Print word for word the first line of the listing below and every line after it, through the line with "0.351, 0.452, 0.268];". Leave out the pictures and the rest.

• GIVEN MATERIAL:
- - - - -

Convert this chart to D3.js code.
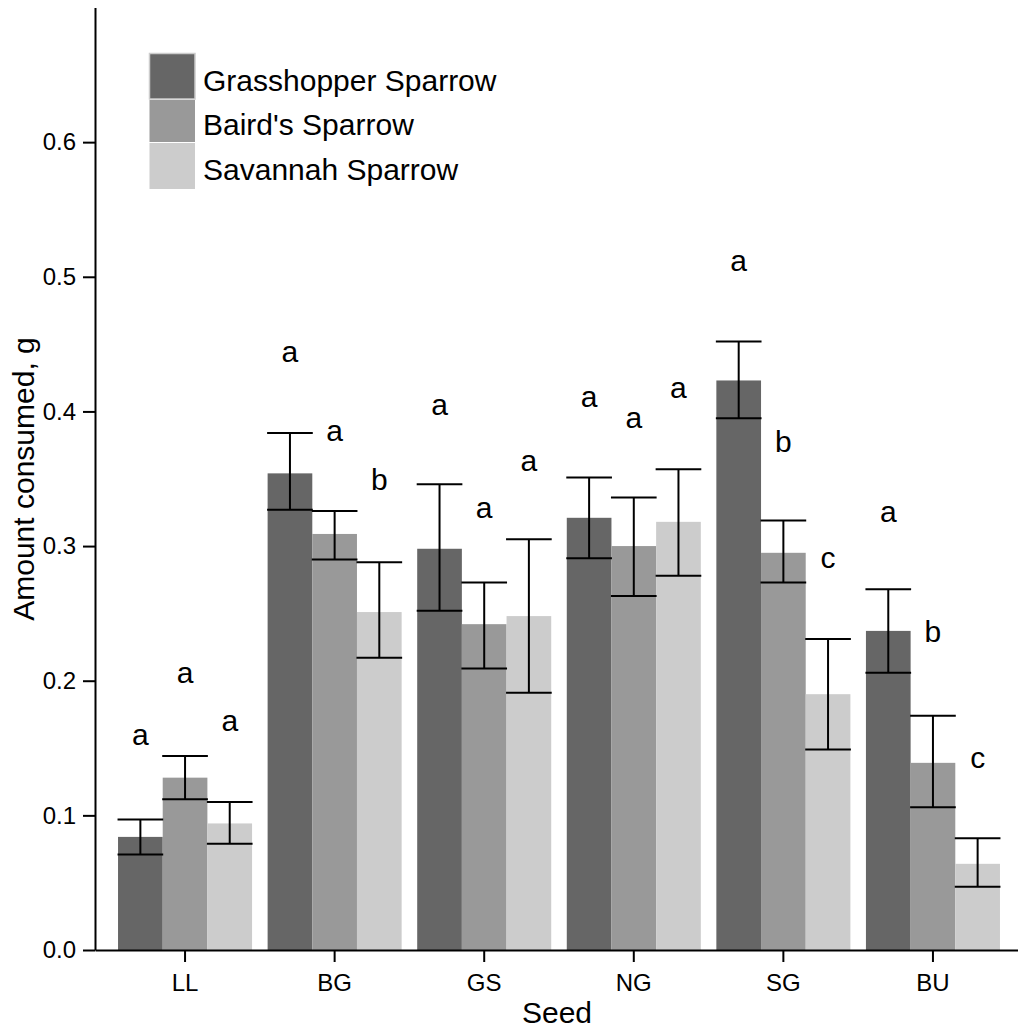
<!DOCTYPE html>
<html>
<head>
<meta charset="utf-8">
<script src="https://cdn.jsdelivr.net/npm/d3@7"></script>
<style>
  html, body { margin: 0; padding: 0; background: #fff; }
  svg { display: block; font-family: "Liberation Sans", Arial, Helvetica, sans-serif; }
</style>
</head>
<body>
<svg id="chart" width="1018" height="1030"></svg>
<script>
const categories = ["LL", "BG", "GS", "NG", "SG", "BU"];
const seriesNames = ["Grasshopper Sparrow", "Baird's Sparrow", "Savannah Sparrow"];
const seriesColors = ["#666666", "#999999", "#cccccc"];

const grasshopper   = [0.084, 0.354, 0.298, 0.321, 0.423, 0.237];
const grasshopperLo = [0.071, 0.327, 0.252, 0.291, 0.395, 0.206];
const grasshopperHi = [0.097, 0.384, 0.346, 0.351, 0.452, 0.268];

const bairds   = [0.128, 0.309, 0.242, 0.300, 0.295, 0.139];
const bairdsLo = [0.112, 0.290, 0.209, 0.263, 0.273, 0.106];
const bairdsHi = [0.144, 0.326, 0.273, 0.336, 0.319, 0.174];

const savannah   = [0.094, 0.251, 0.248, 0.318, 0.190, 0.064];
const savannahLo = [0.079, 0.217, 0.191, 0.278, 0.149, 0.047];
const savannahHi = [0.110, 0.288, 0.305, 0.357, 0.231, 0.083];

const grasshopperLetters = ["a", "a", "a", "a", "a", "a"];
const bairdsLetters      = ["a", "a", "a", "a", "b", "b"];
const savannahLetters    = ["a", "b", "a", "a", "c", "c"];
const grasshopperLetterY = [0.152, 0.437, 0.397, 0.403, 0.504, 0.318];
const bairdsLetterY      = [0.198, 0.378, 0.321, 0.388, 0.370, 0.229];
const savannahLetterY    = [0.163, 0.342, 0.356, 0.410, 0.284, 0.135];

const yTicks = [0.0, 0.1, 0.2, 0.3, 0.4, 0.5, 0.6];
const xTitle = "Seed";
const yTitle = "Amount consumed, g";

const series = [
  { name: seriesNames[0], values: grasshopper, lo: grasshopperLo, hi: grasshopperHi, letters: grasshopperLetters, letterY: grasshopperLetterY },
  { name: seriesNames[1], values: bairds, lo: bairdsLo, hi: bairdsHi, letters: bairdsLetters, letterY: bairdsLetterY },
  { name: seriesNames[2], values: savannah, lo: savannahLo, hi: savannahHi, letters: savannahLetters, letterY: savannahLetterY }
];

const svg = d3.select("#chart");
const FONT = 24, BIG = 30;

const x = d3.scaleBand().domain(categories).range([95, 1023]).paddingInner(0.104).paddingOuter(0.154);
const xs = d3.scaleBand().domain(seriesNames).range([0, x.bandwidth()]);
const y = d3.scaleLinear().domain([0, 0.7]).range([950, 7.5]);
const color = d3.scaleOrdinal().domain(seriesNames).range(seriesColors);

const rows = [];
series.forEach(s => categories.forEach((c, i) => rows.push({
  cat: c, name: s.name, v: s.values[i], lo: s.lo[i], hi: s.hi[i], letter: s.letters[i], ly: s.letterY[i]
})));

const g = svg.append("g");
g.selectAll("rect.bar").data(rows).enter().append("rect")
  .attr("class", "bar")
  .attr("x", d => x(d.cat) + xs(d.name))
  .attr("width", xs.bandwidth())
  .attr("y", d => y(d.v))
  .attr("height", d => y(0) - y(d.v))
  .attr("fill", d => color(d.name));

const eb = g.selectAll("g.err").data(rows).enter().append("g").attr("class", "err")
  .attr("stroke", "#000").attr("stroke-width", 2);
eb.append("line")
  .attr("x1", d => x(d.cat) + xs(d.name) + xs.bandwidth() / 2)
  .attr("x2", d => x(d.cat) + xs(d.name) + xs.bandwidth() / 2)
  .attr("y1", d => y(d.lo)).attr("y2", d => y(d.hi));
eb.append("line")
  .attr("x1", d => x(d.cat) + xs(d.name) - 0.5)
  .attr("x2", d => x(d.cat) + xs(d.name) + xs.bandwidth() + 0.5)
  .attr("y1", d => y(d.hi)).attr("y2", d => y(d.hi));
eb.append("line")
  .attr("x1", d => x(d.cat) + xs(d.name) - 0.5)
  .attr("x2", d => x(d.cat) + xs(d.name) + xs.bandwidth() + 0.5)
  .attr("y1", d => y(d.lo)).attr("y2", d => y(d.lo));

g.selectAll("text.letter").data(rows).enter().append("text")
  .attr("class", "letter")
  .attr("x", d => x(d.cat) + xs(d.name) + xs.bandwidth() / 2)
  .attr("y", d => y(d.ly))
  .attr("text-anchor", "middle")
  .attr("font-size", BIG)
  .attr("fill", "#000")
  .text(d => d.letter);

const yAxis = svg.append("g").attr("transform", "translate(95,0)")
  .call(d3.axisLeft(y).tickValues(yTicks).tickFormat(d3.format(".1f")).tickSize(12).tickSizeOuter(0).tickPadding(7));
const xAxis = svg.append("g").attr("transform", "translate(0,950)")
  .call(d3.axisBottom(x).tickSize(12).tickSizeOuter(0).tickPadding(12));
[yAxis, xAxis].forEach(a => {
  a.selectAll("path.domain").attr("stroke", "#000").attr("stroke-width", 2);
  a.selectAll(".tick line").attr("stroke", "#000").attr("stroke-width", 2);
  a.selectAll(".tick text").attr("font-size", FONT).attr("fill", "#000")
    .attr("font-family", "'Liberation Sans', Arial, sans-serif");
});

svg.append("text")
  .attr("x", 557).attr("y", 1023)
  .attr("text-anchor", "middle").attr("font-size", BIG).attr("fill", "#000")
  .text(xTitle);
svg.append("text")
  .attr("transform", "translate(34,479) rotate(-90)")
  .attr("text-anchor", "middle").attr("font-size", BIG).attr("fill", "#000")
  .text(yTitle);

const legendBoxes = [
  { y0: 53.5, y1: 99 },
  { y0: 100, y1: 142 },
  { y0: 143, y1: 189 }
];
const legendBaselines = [91, 135, 180];
const lg = svg.append("g");
seriesNames.forEach((n, i) => {
  const r = lg.append("rect")
    .attr("x", 149.5).attr("y", legendBoxes[i].y0)
    .attr("width", 45.5).attr("height", legendBoxes[i].y1 - legendBoxes[i].y0)
    .attr("fill", color(n));
  if (i === 0) r.attr("stroke", "#cccccc").attr("stroke-width", 1.5);
  lg.append("text")
    .attr("x", 203).attr("y", legendBaselines[i])
    .attr("font-size", BIG).attr("fill", "#000")
    .text(n);
});
</script>
</body>
</html>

- - - - -

• ANSWER IN FULL:
Convert this chart to D3.js code.
<!DOCTYPE html>
<html>
<head>
<meta charset="utf-8">
<script src="https://cdn.jsdelivr.net/npm/d3@7"></script>
<style>
  html, body { margin: 0; padding: 0; background: #fff; }
  svg { display: block; font-family: "Liberation Sans", Arial, Helvetica, sans-serif; }
</style>
</head>
<body>
<svg id="chart" width="1018" height="1030"></svg>
<script>
const categories = ["LL", "BG", "GS", "NG", "SG", "BU"];
const seriesNames = ["Grasshopper Sparrow", "Baird's Sparrow", "Savannah Sparrow"];
const seriesColors = ["#666666", "#999999", "#cccccc"];

const grasshopper   = [0.084, 0.354, 0.298, 0.321, 0.423, 0.237];
const grasshopperLo = [0.071, 0.327, 0.252, 0.291, 0.395, 0.206];
const grasshopperHi = [0.097, 0.384, 0.346, 0.351, 0.452, 0.268];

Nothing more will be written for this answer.